Many innovations fail not because the idea is flawed, but because execution breaks down. Operational excellence is often the difference between visionary concepts and lasting impact.

Gwynne Shotwell, President & COO of SpaceX

Final Words: Innovation Is a Practice, Not a Personality

What unites the world’s most effective innovators isn’t genius, charisma, or flawless execution — it’s how they think about progress. They build systems instead of chasing moments, treat failure as feedback, and balance ambition with responsibility. Most importantly, they recognize that innovation is not a single act of creativity, but a continuous discipline shaped by curiosity, patience, and execution.
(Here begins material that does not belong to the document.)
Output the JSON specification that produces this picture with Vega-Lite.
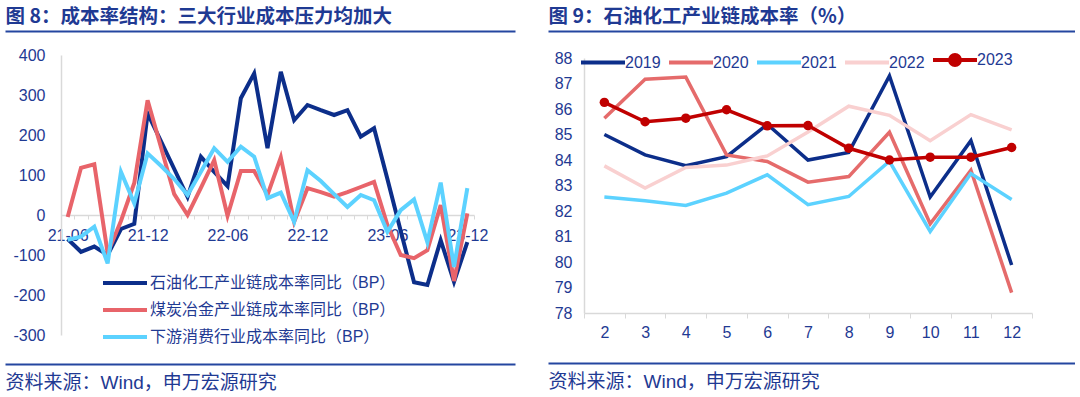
{
  "$schema": "https://vega.github.io/schema/vega-lite/v6.json",
  "background": "white",
  "padding": {"left": 5, "right": 0, "top": 6, "bottom": 0},
  "config": {
    "view": {"stroke": null},
    "font": "Liberation Sans, Noto Sans CJK SC",
    "axis": {"labelFont": "Liberation Sans", "titleFont": "Noto Sans CJK SC", "grid": false}
  },
  "datasets": {
    "left": [
      {"m": "21-06", "石油化工产业链成本率同比（BP）": -60, "煤炭冶金产业链成本率同比（BP）": -5, "下游消费行业成本率同比（BP）": -62},
      {"m": "21-07", "石油化工产业链成本率同比（BP）": -92, "煤炭冶金产业链成本率同比（BP）": 118, "下游消费行业成本率同比（BP）": -54},
      {"m": "21-08", "石油化工产业链成本率同比（BP）": -79, "煤炭冶金产业链成本率同比（BP）": 127, "下游消费行业成本率同比（BP）": -29},
      {"m": "21-09", "石油化工产业链成本率同比（BP）": -100, "煤炭冶金产业链成本率同比（BP）": -95, "下游消费行业成本率同比（BP）": -121},
      {"m": "21-10", "石油化工产业链成本率同比（BP）": -35, "煤炭冶金产业链成本率同比（BP）": -15, "下游消费行业成本率同比（BP）": 108},
      {"m": "21-11", "石油化工产业链成本率同比（BP）": -22, "煤炭冶金产业链成本率同比（BP）": 80, "下游消费行业成本率同比（BP）": 29},
      {"m": "21-12", "石油化工产业链成本率同比（BP）": 254, "煤炭冶金产业链成本率同比（BP）": 287, "下游消费行业成本率同比（BP）": 154},
      {"m": "22-01", "石油化工产业链成本率同比（BP）": 185, "煤炭冶金产业链成本率同比（BP）": 170, "下游消费行业成本率同比（BP）": 123},
      {"m": "22-02", "石油化工产业链成本率同比（BP）": 115, "煤炭冶金产业链成本率同比（BP）": 52, "下游消费行业成本率同比（BP）": 90},
      {"m": "22-03", "石油化工产业链成本率同比（BP）": 45, "煤炭冶金产业链成本率同比（BP）": 0, "下游消费行业成本率同比（BP）": 50},
      {"m": "22-04", "石油化工产业链成本率同比（BP）": 146, "煤炭冶金产业链成本率同比（BP）": 68, "下游消费行业成本率同比（BP）": 108},
      {"m": "22-05", "石油化工产业链成本率同比（BP）": 108, "煤炭冶金产业链成本率同比（BP）": 137, "下游消费行业成本率同比（BP）": 167},
      {"m": "22-06", "石油化工产业链成本率同比（BP）": 72, "煤炭冶金产业链成本率同比（BP）": -2, "下游消费行业成本率同比（BP）": 133},
      {"m": "22-07", "石油化工产业链成本率同比（BP）": 292, "煤炭冶金产业链成本率同比（BP）": 110, "下游消费行业成本率同比（BP）": 171},
      {"m": "22-08", "石油化工产业链成本率同比（BP）": 354, "煤炭冶金产业链成本率同比（BP）": 110, "下游消费行业成本率同比（BP）": 146},
      {"m": "22-09", "石油化工产业链成本率同比（BP）": 167, "煤炭冶金产业链成本率同比（BP）": 50, "下游消费行业成本率同比（BP）": 42},
      {"m": "22-10", "石油化工产业链成本率同比（BP）": 358, "煤炭冶金产业链成本率同比（BP）": 144, "下游消费行业成本率同比（BP）": 56},
      {"m": "22-11", "石油化工产业链成本率同比（BP）": 237, "煤炭冶金产业链成本率同比（BP）": -17, "下游消费行业成本率同比（BP）": -17},
      {"m": "22-12", "石油化工产业链成本率同比（BP）": 275, "煤炭冶金产业链成本率同比（BP）": 67, "下游消费行业成本率同比（BP）": 112},
      {"m": "23-01", "石油化工产业链成本率同比（BP）": 262, "煤炭冶金产业链成本率同比（BP）": 57, "下游消费行业成本率同比（BP）": 85},
      {"m": "23-02", "石油化工产业链成本率同比（BP）": 250, "煤炭冶金产业链成本率同比（BP）": 46, "下游消费行业成本率同比（BP）": 52},
      {"m": "23-03", "石油化工产业链成本率同比（BP）": 262, "煤炭冶金产业链成本率同比（BP）": 57, "下游消费行业成本率同比（BP）": 20},
      {"m": "23-04", "石油化工产业链成本率同比（BP）": 196, "煤炭冶金产业链成本率同比（BP）": 70, "下游消费行业成本率同比（BP）": 50},
      {"m": "23-05", "石油化工产业链成本率同比（BP）": 217, "煤炭冶金产业链成本率同比（BP）": 83, "下游消费行业成本率同比（BP）": 37},
      {"m": "23-06", "石油化工产业链成本率同比（BP）": 90, "煤炭冶金产业链成本率同比（BP）": -25, "下游消费行业成本率同比（BP）": -42},
      {"m": "23-07", "石油化工产业链成本率同比（BP）": -40, "煤炭冶金产业链成本率同比（BP）": -100, "下游消费行业成本率同比（BP）": 12},
      {"m": "23-08", "石油化工产业链成本率同比（BP）": -168, "煤炭冶金产业链成本率同比（BP）": -108, "下游消费行业成本率同比（BP）": 39},
      {"m": "23-09", "石油化工产业链成本率同比（BP）": -175, "煤炭冶金产业链成本率同比（BP）": -88, "下游消费行业成本率同比（BP）": -68},
      {"m": "23-10", "石油化工产业链成本率同比（BP）": -63, "煤炭冶金产业链成本率同比（BP）": 25, "下游消费行业成本率同比（BP）": 81},
      {"m": "23-11", "石油化工产业链成本率同比（BP）": -167, "煤炭冶金产业链成本率同比（BP）": -165, "下游消费行业成本率同比（BP）": -130},
      {"m": "23-12", "石油化工产业链成本率同比（BP）": -68, "煤炭冶金产业链成本率同比（BP）": 4, "下游消费行业成本率同比（BP）": 67}
    ],
    "right": [
      {"month": "2", "2019": 85.0, "2020": 85.64, "2021": 82.55, "2022": 83.77, "2023": 86.26},
      {"month": "3", "2019": 84.2, "2020": 87.17, "2021": 82.4, "2022": 82.9, "2023": 85.5},
      {"month": "4", "2019": 83.78, "2020": 87.25, "2021": 82.22, "2022": 83.71, "2023": 85.64},
      {"month": "5", "2019": 84.13, "2020": 84.2, "2021": 82.7, "2022": 83.8, "2023": 85.97},
      {"month": "6", "2019": 85.4, "2020": 83.94, "2021": 83.42, "2022": 84.16, "2023": 85.34},
      {"month": "7", "2019": 84.0, "2020": 83.13, "2021": 82.25, "2022": 85.1, "2023": 85.35},
      {"month": "8", "2019": 84.3, "2020": 83.35, "2021": 82.57, "2022": 86.11, "2023": 84.46},
      {"month": "9", "2019": 87.3, "2020": 85.09, "2021": 83.95, "2022": 85.75, "2023": 84.0},
      {"month": "10", "2019": 82.55, "2020": 81.5, "2021": 81.2, "2022": 84.76, "2023": 84.11},
      {"month": "11", "2019": 84.76, "2020": 83.6, "2021": 83.47, "2022": 85.78, "2023": 84.11},
      {"month": "12", "2019": 79.88, "2020": 78.8, "2021": 82.45, "2022": 85.18, "2023": 84.49}
    ]
  },
  "spacing": 33,
  "resolve": {"scale": {"color": "independent"}, "legend": {"color": "independent"}},
  "hconcat": [
    {
      "spacing": 12,
      "vconcat": [
        {
          "width": 510, "height": 1,
          "data": {"values": [{"u": 0.5}]},
          "mark": {"type": "point", "opacity": 0},
          "encoding": {
            "x": {"field": "u", "type": "quantitative", "scale": {"domain": [0, 1]},
              "axis": {"orient": "top", "ticks": false, "labels": false, "domainColor": "#2446A0", "domainWidth": 2,
                "title": "图 8：成本率结构：三大行业成本压力均加大", "titleAnchor": "start", "titleAlign": "left",
                "titleFontSize": 19.5, "titleFontWeight": "bold", "titleColor": "#1F3A93", "titlePadding": 5, "titleFont": "Noto Sans CJK SC"}}
          }
        },
        {
          "width": 510, "height": 280,
          "data": {"name": "left"},
          "transform": [{"fold": ["石油化工产业链成本率同比（BP）", "煤炭冶金产业链成本率同比（BP）", "下游消费行业成本率同比（BP）"], "as": ["k", "v"]}],
          "mark": {"type": "line", "strokeWidth": 4},
          "encoding": {
            "x": {"field": "m", "type": "ordinal", "sort": null,
              "scale": {"type": "band", "range": [56, 469], "paddingInner": 0, "paddingOuter": 0},
              "axis": {"orient": "bottom", "offset": -120, "title": null, "labelAngle": 0, "labelOverlap": false,
                "domainColor": "#D9D9D9", "domainWidth": 1.5, "tickColor": "#D9D9D9", "tickSize": 4, "tickBand": "extent",
                "labelPadding": 8, "labelFontSize": 16, "labelColor": "#1F3A93",
                "labelExpr": "indexof(['21-06','21-12','22-06','22-12','23-06','23-12'], datum.value) >= 0 ? datum.value : ''"}},
            "y": {"field": "v", "type": "quantitative",
              "scale": {"domain": [-300, 400], "nice": false, "zero": false},
              "axis": {"values": [-300, -200, -100, 0, 100, 200, 300, 400], "title": null, "ticks": false, "offset": -56,
                "domainColor": "#D9D9D9", "domainWidth": 1.5, "labelPadding": 16, "labelFontSize": 16, "labelColor": "#1F3A93",
                "labelExpr": "'' + datum.value"}},
            "color": {"field": "k", "type": "nominal", "sort": null,
              "scale": {"domain": ["石油化工产业链成本率同比（BP）", "煤炭冶金产业链成本率同比（BP）", "下游消费行业成本率同比（BP）"],
                "range": ["#0C2E8A", "#E8646A", "#5CD2FF"]},
              "legend": {"title": null, "orient": "none", "legendX": 112, "legendY": 244, "direction": "vertical",
                "symbolType": "M-4,0H4", "symbolSize": 121, "symbolStrokeWidth": 4, "labelOffset": 17,
                "labelFontSize": 16, "labelColor": "#1F3A93", "labelFont": "Liberation Sans, Noto Sans CJK SC",
                "labelLimit": 400, "rowPadding": 11}}
          }
        },
        {
          "width": 510, "height": 9,
          "data": {"values": [{"u": 0.5}]},
          "mark": {"type": "point", "opacity": 0},
          "encoding": {
            "x": {"field": "u", "type": "quantitative", "scale": {"domain": [0, 1]},
              "axis": {"orient": "bottom", "ticks": false, "labels": false, "domainColor": "#2446A0", "domainWidth": 2,
                "title": "资料来源：Wind，申万宏源研究", "titleAnchor": "start", "titleAlign": "left",
                "titleFontSize": 19, "titleFontWeight": "normal", "titleColor": "#1F3A93", "titlePadding": 9,
                "titleFont": "Liberation Sans, Noto Sans CJK SC"}}
          }
        }
      ]
    },
    {
      "spacing": 14,
      "vconcat": [
        {
          "width": 527, "height": 3,
          "data": {"values": [{"u": 0.5}]},
          "mark": {"type": "point", "opacity": 0},
          "encoding": {
            "x": {"field": "u", "type": "quantitative", "scale": {"domain": [0, 1]},
              "axis": {"orient": "top", "ticks": false, "labels": false, "domainColor": "#2446A0", "domainWidth": 2,
                "title": "图 9：石油化工产业链成本率（%）", "titleAnchor": "start", "titleAlign": "left",
                "titleFontSize": 19.5, "titleFontWeight": "bold", "titleColor": "#1F3A93", "titlePadding": 5, "titleFont": "Noto Sans CJK SC"}}
          }
        },
        {
          "width": 527, "height": 255,
          "data": {"name": "right"},
          "transform": [{"fold": ["2019", "2020", "2021", "2022", "2023"], "as": ["year", "v"]}],
          "encoding": {
            "x": {"field": "month", "type": "ordinal", "sort": null,
              "scale": {"type": "band", "range": [36, 484], "paddingInner": 0, "paddingOuter": 0},
              "axis": {"title": null, "labelAngle": 0, "domainColor": "#D9D9D9", "domainWidth": 1.5, "tickColor": "#D9D9D9",
                "tickSize": 5, "tickBand": "extent", "labelPadding": 6, "labelFontSize": 16, "labelColor": "#1F3A93"}},
            "y": {"field": "v", "type": "quantitative",
              "scale": {"domain": [78, 88], "nice": false, "zero": false},
              "axis": {"values": [78, 79, 80, 81, 82, 83, 84, 85, 86, 87, 88], "title": null, "ticks": false, "offset": -36,
                "domainColor": "#D9D9D9", "domainWidth": 1.5, "labelPadding": 12, "labelFontSize": 16, "labelColor": "#1F3A93"}}
          },
          "layer": [
            {
              "mark": {"type": "line", "strokeWidth": 3.5},
              "encoding": {
                "color": {"field": "year", "type": "nominal", "sort": null,
                  "scale": {"domain": ["2019", "2020", "2021", "2022", "2023"],
                    "range": ["#0C2E8A", "#E56B6B", "#5CD2FF", "#F9D0D0", "#C00000"]},
                  "legend": {"title": null, "orient": "none", "legendX": 47, "legendY": 21, "direction": "horizontal",
                    "symbolType": "M-4,0H4", "symbolSize": 121, "symbolStrokeWidth": 4, "labelOffset": 14,
                    "labelFontSize": 16, "labelColor": "#1F3A93", "columnPadding": 0,
                    "encode": {"symbols": {"update": {
                      "shape": {"signal": "datum.value === '2023' ? 'M-4,0H4M-0.9,0A0.9,0.9 0 1,1 0.9,0A0.9,0.9 0 1,1 -0.9,0Z' : 'M-4,0H4'"},
                      "fill": {"signal": "datum.value === '2023' ? '#C00000' : 'transparent'"}}}}}}
              }
            },
            {
              "transform": [{"filter": {"field": "year", "equal": "2023"}}],
              "mark": {"type": "circle", "size": 90, "opacity": 1, "color": "#C00000"}
            }
          ]
        },
        {
          "width": 527, "height": 9,
          "data": {"values": [{"u": 0.5}]},
          "mark": {"type": "point", "opacity": 0},
          "encoding": {
            "x": {"field": "u", "type": "quantitative", "scale": {"domain": [0, 1]},
              "axis": {"orient": "bottom", "ticks": false, "labels": false, "domainColor": "#2446A0", "domainWidth": 2,
                "title": "资料来源：Wind，申万宏源研究", "titleAnchor": "start", "titleAlign": "left",
                "titleFontSize": 19, "titleFontWeight": "normal", "titleColor": "#1F3A93", "titlePadding": 9,
                "titleFont": "Liberation Sans, Noto Sans CJK SC"}}
          }
        }
      ]
    }
  ]
}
As technology and industries evolve faster than ever, these lessons offer a grounded framework for building ideas that last. If you’re interested in exploring more stories, insights, and deep dives into how innovation is reshaping business and society, explore our latest innovation features at https://biz.bio/category/innovation/


FAQs

What defines true innovation today?

True innovation goes beyond novelty. It creates lasting value by reshaping systems, behaviors, or industries in ways that scale sustainably over time.

Why do many innovative ideas fail to gain traction?

Most failures stem from weak execution, misaligned incentives, or ignoring user behavior — not from a lack of creativity.

Is innovation only about technology?

No. Innovation can emerge from business models, processes, interfaces, leadership styles, and operational discipline.

How important is failure in innovation?

Failure is essential when treated as feedback. Iterative learning turns setbacks into data that improves future outcomes.

Can large organizations still innovate effectively?

Yes, but only when they combine focus, long-term thinking, and cultural openness to change — as demonstrated by several leaders in this list.